How fast do I have to respond to a New York lawsuit?
20 days if you were personally served in New York under CPLR 320(a), 30 days if you were served any other way. Missing the deadline leads to a default judgment that is hard to undo, so call a litigation defense lawyer the day you are served, not the week after.
What is the Commercial Division and will my case land there?
It is the specialized business-dispute court inside New York Supreme. Your case lands there if it involves commercial relationships and the amount in controversy exceeds $500,000 in Manhattan (lower in some outer counties). Commercial Division judges are faster, more predictable, and better-versed in business law than the general Supreme docket, which usually favors defendants with strong contractual arguments.
How much should a Manhattan breach-of-contract defense cost?

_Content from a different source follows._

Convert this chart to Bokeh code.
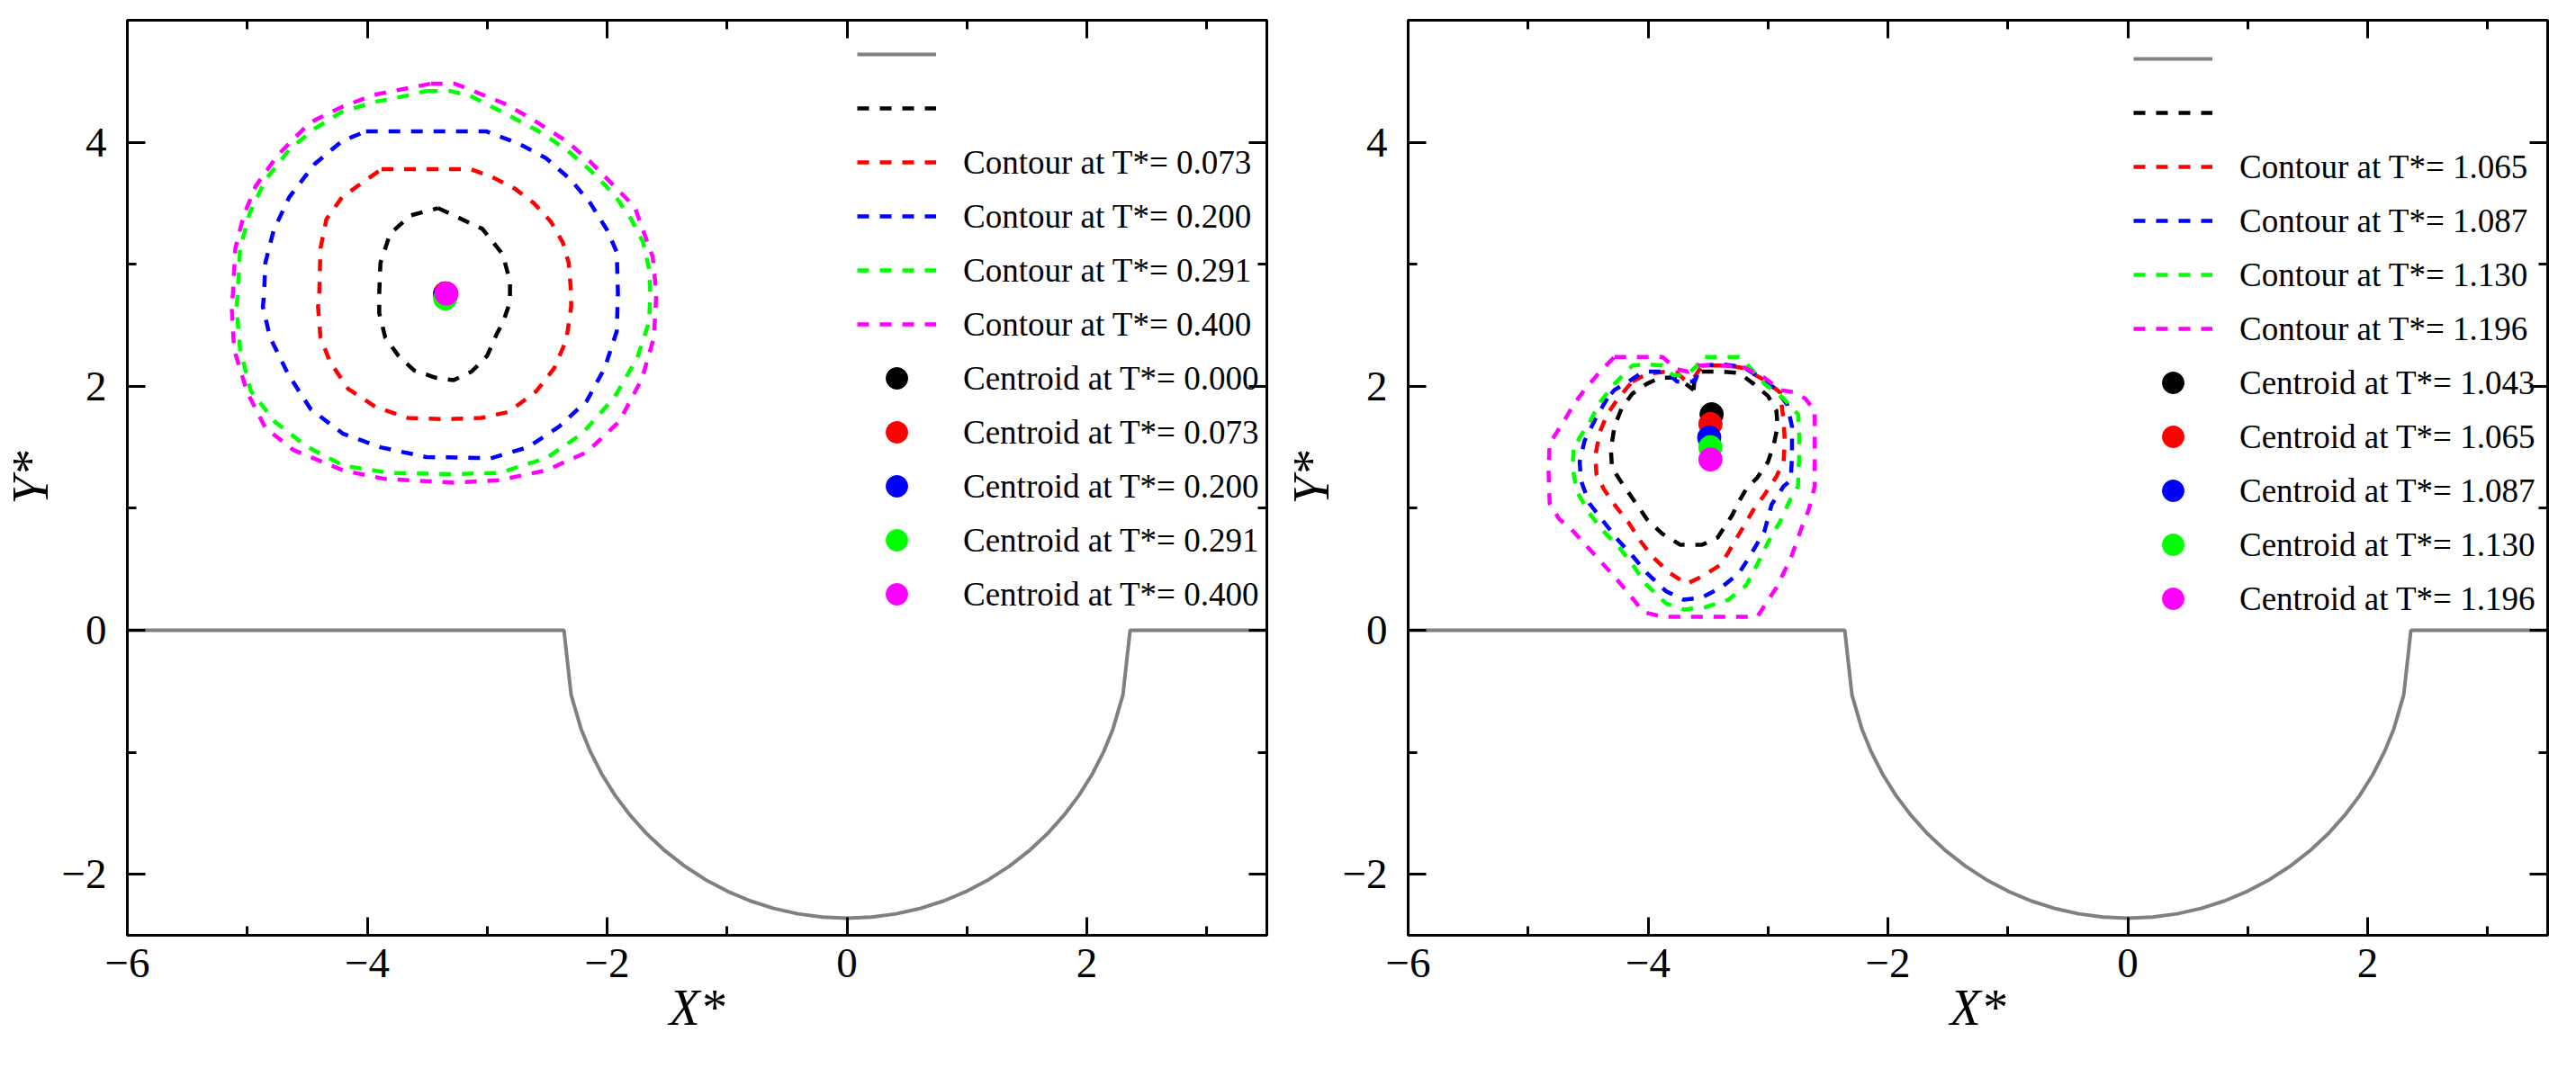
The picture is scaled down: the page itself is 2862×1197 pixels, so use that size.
from bokeh.plotting import figure
from bokeh.models import Range1d, LinearAxis, FixedTicker, Legend, LegendItem
from bokeh.layouts import row
from bokeh.embed import file_html
from bokeh.resources import INLINE

# ---------------- data ----------------
x_ticks = [-6, -4, -2, 0, 2]
x_minor = [-5, -3, -1, 1, 3]
x_tick_labels = ["\u22126", "\u22124", "\u22122", "0", "2"]
y_ticks = [-2, 0, 2, 4]
y_minor = [-1, 1, 3]
y_tick_labels = ["\u22122", "0", "2", "4"]

# wall boundary (flat bed with semicircular cavity)
wall_x = [-6.0, -2.36, -2.30, -2.218, -2.139, -2.044, -1.933, -1.808, -1.669, -1.517, -1.354, -1.180,
          -0.997, -0.807, -0.611, -0.410, -0.206, 0.0, 0.206, 0.410, 0.611, 0.807, 0.997, 1.180,
          1.354, 1.517, 1.669, 1.808, 1.933, 2.044, 2.139, 2.218, 2.30, 2.36, 3.5]
wall_y = [0.0, 0.0, -0.53, -0.807, -0.997, -1.180, -1.354, -1.517, -1.669, -1.808, -1.933, -2.044,
          -2.139, -2.218, -2.280, -2.324, -2.351, -2.36, -2.351, -2.324, -2.280, -2.218, -2.139, -2.044,
          -1.933, -1.808, -1.669, -1.517, -1.354, -1.180, -0.997, -0.807, -0.53, 0.0, 0.0]

# ---- left panel ----
L_times_contour = ["0.073", "0.200", "0.291", "0.400"]
L_times_centroid = ["0.000", "0.073", "0.200", "0.291", "0.400"]

L0_x = [-3.41, -3.04, -2.87, -2.81, -2.81, -2.87, -2.92, -3.00, -3.13, -3.28, -3.43, -3.61, -3.74, -3.85, -3.90, -3.90, -3.89, -3.81, -3.64, -3.41]
L0_y = [3.46, 3.29, 3.08, 2.86, 2.69, 2.52, 2.43, 2.25, 2.12, 2.05, 2.07, 2.13, 2.25, 2.40, 2.60, 2.76, 3.01, 3.25, 3.40, 3.46]

L1_x = [-3.88, -3.51, -3.14, -2.97, -2.77, -2.61, -2.47, -2.37, -2.32, -2.30, -2.30, -2.34, -2.44, -2.59, -2.82, -3.05, -3.36, -3.66, -3.93, -4.16, -4.31, -4.39, -4.41, -4.40, -4.39, -4.34, -4.21, -4.04, -3.88]
L1_y = [3.78, 3.78, 3.78, 3.72, 3.62, 3.50, 3.35, 3.18, 3.01, 2.76, 2.65, 2.38, 2.15, 1.96, 1.79, 1.74, 1.73, 1.74, 1.83, 1.98, 2.20, 2.40, 2.65, 2.76, 3.13, 3.37, 3.55, 3.67, 3.78]

L2_x = [-4.01, -3.51, -3.01, -2.74, -2.51, -2.30, -2.14, -2.00, -1.92, -1.91, -1.92, -2.02, -2.17, -2.40, -2.66, -2.97, -3.51, -3.89, -4.20, -4.47, -4.66, -4.81, -4.87, -4.86, -4.85, -4.78, -4.65, -4.44, -4.21, -4.01]
L2_y = [4.09, 4.09, 4.09, 3.99, 3.87, 3.69, 3.50, 3.28, 3.10, 2.76, 2.45, 2.15, 1.88, 1.67, 1.50, 1.41, 1.42, 1.50, 1.61, 1.81, 2.10, 2.40, 2.65, 2.76, 3.01, 3.28, 3.55, 3.82, 4.01, 4.09]

L3_x = [-3.51, -3.31, -3.14, -2.84, -2.57, -2.34, -2.14, -1.94, -1.80, -1.70, -1.65, -1.64, -1.65, -1.75, -1.94, -2.21, -2.51, -2.90, -3.28, -3.82, -4.20, -4.51, -4.77, -4.97, -5.06, -5.09, -5.08, -5.06, -4.98, -4.85, -4.65, -4.44, -4.21, -3.94, -3.68, -3.51]
L3_y = [4.42, 4.42, 4.38, 4.23, 4.09, 3.94, 3.77, 3.57, 3.37, 3.18, 2.96, 2.76, 2.53, 2.23, 1.91, 1.61, 1.41, 1.29, 1.28, 1.29, 1.35, 1.51, 1.71, 1.96, 2.30, 2.65, 2.76, 3.13, 3.42, 3.69, 3.94, 4.11, 4.25, 4.33, 4.38, 4.42]

L4_x = [-3.47, -3.27, -3.14, -2.84, -2.61, -2.34, -2.14, -1.94, -1.77, -1.69, -1.62, -1.59, -1.61, -1.71, -1.90, -2.17, -2.51, -2.90, -3.28, -3.85, -4.20, -4.62, -4.85, -5.00, -5.11, -5.13, -5.12, -5.10, -5.03, -4.93, -4.75, -4.48, -4.21, -3.94, -3.68, -3.47]
L4_y = [4.48, 4.48, 4.43, 4.31, 4.18, 4.01, 3.84, 3.64, 3.47, 3.25, 3.06, 2.76, 2.40, 2.06, 1.71, 1.46, 1.31, 1.23, 1.21, 1.24, 1.31, 1.48, 1.66, 1.95, 2.30, 2.65, 2.76, 3.13, 3.40, 3.64, 3.89, 4.16, 4.29, 4.39, 4.44, 4.48]

L_cent_x = [-3.35, -3.35, -3.35, -3.35, -3.34]
L_cent_y = [2.76, 2.76, 2.75, 2.72, 2.76]

# ---- right panel ----
R_times_contour = ["1.065", "1.087", "1.130", "1.196"]
R_times_centroid = ["1.043", "1.065", "1.087", "1.130", "1.196"]

R0_x = [-3.62, -3.61, -3.55, -3.39, -3.24, -3.12, -3.00, -2.93, -2.92, -2.95, -3.00, -3.09, -3.18, -3.24, -3.30, -3.42, -3.55, -3.73, -3.88, -4.01, -4.10, -4.20, -4.30, -4.31, -4.28, -4.22, -4.13, -4.01, -3.90, -3.79, -3.70, -3.62]
R0_y = [1.97, 2.09, 2.12, 2.12, 2.11, 2.02, 1.92, 1.80, 1.67, 1.53, 1.38, 1.25, 1.16, 1.06, 0.94, 0.76, 0.70, 0.70, 0.79, 0.91, 1.04, 1.18, 1.33, 1.48, 1.67, 1.82, 1.94, 2.02, 2.07, 2.07, 2.03, 1.97]

R1_x = [-4.13, -4.01, -3.85, -3.76, -3.68, -3.61, -3.55, -3.33, -3.21, -3.03, -2.90, -2.87, -2.86, -2.87, -2.93, -3.03, -3.12, -3.21, -3.30, -3.39, -3.55, -3.68, -3.82, -3.97, -4.07, -4.16, -4.28, -4.37, -4.43, -4.44, -4.40, -4.34, -4.25, -4.13]
R1_y = [2.04, 2.10, 2.12, 2.11, 2.04, 2.08, 2.17, 2.17, 2.15, 2.05, 1.95, 1.72, 1.55, 1.38, 1.26, 1.11, 0.99, 0.84, 0.69, 0.54, 0.44, 0.38, 0.47, 0.61, 0.74, 0.88, 1.03, 1.16, 1.28, 1.43, 1.63, 1.77, 1.90, 2.04]

R2_x = [-4.34, -4.43, -4.53, -4.57, -4.56, -4.49, -4.37, -4.25, -4.13, -4.01, -3.85, -3.70, -3.55, -3.39, -3.24, -3.15, -3.03, -2.97, -2.87, -2.81, -2.80, -2.80, -2.84, -2.93, -3.06, -3.21, -3.39, -3.56, -3.61, -3.76, -3.85, -4.04, -4.16, -4.28, -4.34]
R2_y = [1.90, 1.75, 1.55, 1.38, 1.23, 1.04, 0.89, 0.74, 0.61, 0.47, 0.32, 0.25, 0.27, 0.35, 0.47, 0.61, 0.81, 1.03, 1.18, 1.23, 1.43, 1.67, 1.85, 1.97, 2.07, 2.16, 2.18, 2.17, 2.04, 2.04, 2.12, 2.12, 2.04, 1.97, 1.90]

R3_x = [-4.62, -4.63, -4.59, -4.49, -4.37, -4.25, -4.13, -4.01, -3.85, -3.70, -3.52, -3.33, -3.18, -3.09, -3.00, -2.90, -2.81, -2.75, -2.74, -2.74, -2.75, -2.87, -3.03, -3.21, -3.24, -3.56, -3.59, -3.68, -3.79, -3.88, -4.01, -4.13, -4.28, -4.40, -4.49, -4.57, -4.62]
R3_y = [1.48, 1.33, 1.13, 0.96, 0.81, 0.69, 0.54, 0.37, 0.22, 0.17, 0.19, 0.25, 0.37, 0.54, 0.72, 0.89, 1.08, 1.18, 1.43, 1.67, 1.77, 1.90, 2.02, 2.22, 2.24, 2.24, 2.17, 2.09, 2.09, 2.17, 2.18, 2.17, 2.02, 1.87, 1.70, 1.58, 1.48]

R4_x = [-4.28, -4.01, -3.88, -3.76, -3.67, -3.58, -3.39, -3.21, -3.03, -2.90, -2.78, -2.69, -2.61, -2.61, -2.61, -2.66, -2.72, -2.81, -2.93, -3.03, -3.09, -3.52, -3.88, -4.04, -4.16, -4.28, -4.40, -4.53, -4.65, -4.74, -4.82, -4.83, -4.82, -4.71, -4.62, -4.53, -4.40, -4.28]
R4_y = [2.24, 2.24, 2.24, 2.14, 2.12, 2.17, 2.17, 2.16, 2.07, 1.97, 1.95, 1.90, 1.80, 1.55, 1.18, 0.99, 0.84, 0.59, 0.35, 0.20, 0.11, 0.11, 0.11, 0.15, 0.30, 0.44, 0.57, 0.71, 0.84, 0.91, 1.04, 1.31, 1.53, 1.70, 1.85, 1.97, 2.12, 2.24]

R_cent_x = [-3.47, -3.48, -3.49, -3.48, -3.48]
R_cent_y = [1.77, 1.69, 1.58, 1.50, 1.40]

colors = ["black", "#ff0000", "#0000ff", "#00ff00", "#ff00ff"]
FONT = "Liberation Serif"


def make_panel(contours, cent_x, cent_y, t_cont, t_cent, width, bl, br, legend_loc):
    p = figure(width=width, height=1179, x_range=Range1d(-6, 3.5), y_range=Range1d(-2.5, 5),
               output_backend="svg", toolbar_location=None,
               min_border_left=bl, min_border_right=br, min_border_top=22, min_border_bottom=140)
    p.grid.visible = False
    p.outline_line_color = "black"
    p.outline_line_width = 3
    p.background_fill_color = "white"

    xt = FixedTicker(ticks=x_ticks, minor_ticks=x_minor)
    yt = FixedTicker(ticks=y_ticks, minor_ticks=y_minor)

    top = LinearAxis(ticker=xt)
    right = LinearAxis(ticker=yt)
    p.add_layout(top, "above")
    p.add_layout(right, "right")

    for ax in p.xaxis:
        ax.ticker = xt
    for ax in p.yaxis:
        ax.ticker = yt

    for ax in list(p.xaxis) + list(p.yaxis):
        ax.axis_line_width = 3
        ax.major_tick_line_width = 3
        ax.minor_tick_line_width = 3
        ax.major_tick_in = 20
        ax.major_tick_out = 0
        ax.minor_tick_in = 10
        ax.minor_tick_out = 0
        ax.major_label_text_font = FONT
        ax.major_label_text_font_size = "47px"
        ax.major_label_text_color = "black"
        ax.axis_label_text_font = FONT
        ax.axis_label_text_font_size = "56px"
        ax.axis_label_text_font_style = "italic"
        ax.axis_label_text_color = "black"

    bottom = p.below[0]
    left = p.left[0]
    bottom.major_label_overrides = dict(zip(x_ticks, x_tick_labels))
    left.major_label_overrides = dict(zip(y_ticks, y_tick_labels))
    bottom.axis_label = "X*"
    left.axis_label = "Y*"
    bottom.major_label_standoff = 15
    left.major_label_standoff = 23
    bottom.axis_label_standoff = 0
    left.axis_label_standoff = 0

    top.major_label_overrides = {t: "" for t in x_ticks}
    right.major_label_overrides = {t: "" for t in y_ticks}
    for ax in (top, right):
        ax.major_label_text_font_size = "0px"
        ax.major_label_standoff = 0
        ax.axis_label_standoff = 0

    wall = p.line(wall_x, wall_y, line_color="#808080", line_width=4)

    cont_r = []
    for (cx, cy), c in zip(contours, colors):
        r = p.line(cx, cy, line_color=c, line_width=4.5, line_dash="13 12")
        cont_r.append(r)

    cent_r = []
    for x, y, c in zip(cent_x, cent_y, colors):
        r = p.scatter([x], [y], marker="circle", size=26, fill_color=c, line_color=c)
        cent_r.append(r)

    items = [LegendItem(label="", renderers=[wall]),
             LegendItem(label="", renderers=[cont_r[0]])]
    for r, t in zip(cont_r[1:], t_cont):
        items.append(LegendItem(label="Contour at T*= " + t, renderers=[r]))
    for r, t in zip(cent_r, t_cent):
        items.append(LegendItem(label="Centroid at T*= " + t, renderers=[r]))

    leg = Legend(items=items, location=legend_loc)
    leg.glyph_width = 88
    leg.glyph_height = 60
    leg.label_height = 60
    leg.spacing = 0
    leg.padding = 0
    leg.margin = 0
    leg.label_standoff = 30
    leg.label_text_font = FONT
    leg.label_text_font_size = "37px"
    leg.label_text_color = "black"
    leg.background_fill_alpha = 0
    leg.border_line_alpha = 0
    p.add_layout(leg)
    return p


p1 = make_panel([(L0_x, L0_y), (L1_x, L1_y), (L2_x, L2_y), (L3_x, L3_y), (L4_x, L4_y)],
                L_cent_x, L_cent_y, L_times_contour, L_times_centroid,
                width=1417, bl=140, br=10, legend_loc=(811, 349))
p2 = make_panel([(R0_x, R0_y), (R1_x, R1_y), (R2_x, R2_y), (R3_x, R3_y), (R4_x, R4_y)],
                R_cent_x, R_cent_y, R_times_contour, R_times_centroid,
                width=1425, bl=147, br=12, legend_loc=(806, 344))

layout = row(p1, p2)
open("out.html", "w").write(file_html(layout, INLINE))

A clean contract case that ends on a motion to dismiss usually runs $50,000-$150,000 in legal fees. A case that survives the motion and proceeds through discovery to summary judgment typically runs $250,000-$600,000. Trial doubles that. Ask any firm you interview to give you a phased budget in writing.
Can I get attorneys' fees if I win in New York?
Only if your contract has a fee-shifting clause or a specific statute provides for it (GBL section 349, some employment statutes). New York follows the American Rule by default. Read your contract before you decide how aggressively to fight.
Should I file a counterclaim?
Often yes, even if you would not bring the claim on its own. A live counterclaim changes settlement leverage immediately and forces the plaintiff to defend their own conduct in discovery. Your defense lawyer should walk you through compulsory versus permissive counterclaims under CPLR 3019 in the first meeting.
What if the lawsuit is in federal court instead of state court?
Federal court (SDNY or EDNY) follows the Federal Rules of Civil Procedure, not the CPLR. Discovery is tighter, motion practice is faster, and judges manage cases more actively. A defense firm with both state and federal practice will tell you within an hour whether the plaintiff sued in the right forum or whether you can remove or transfer.
Will my insurance cover the defense?
Maybe. D&O policies, CGL policies with personal-and-advertising-injury coverage, and E&O policies frequently trigger a duty to defend. Send the complaint to your broker the day you receive it, and have a defense lawyer review the policy language. Insurer-appointed counsel is not always the best fit for your case, and you can usually negotiate to keep counsel of your choice.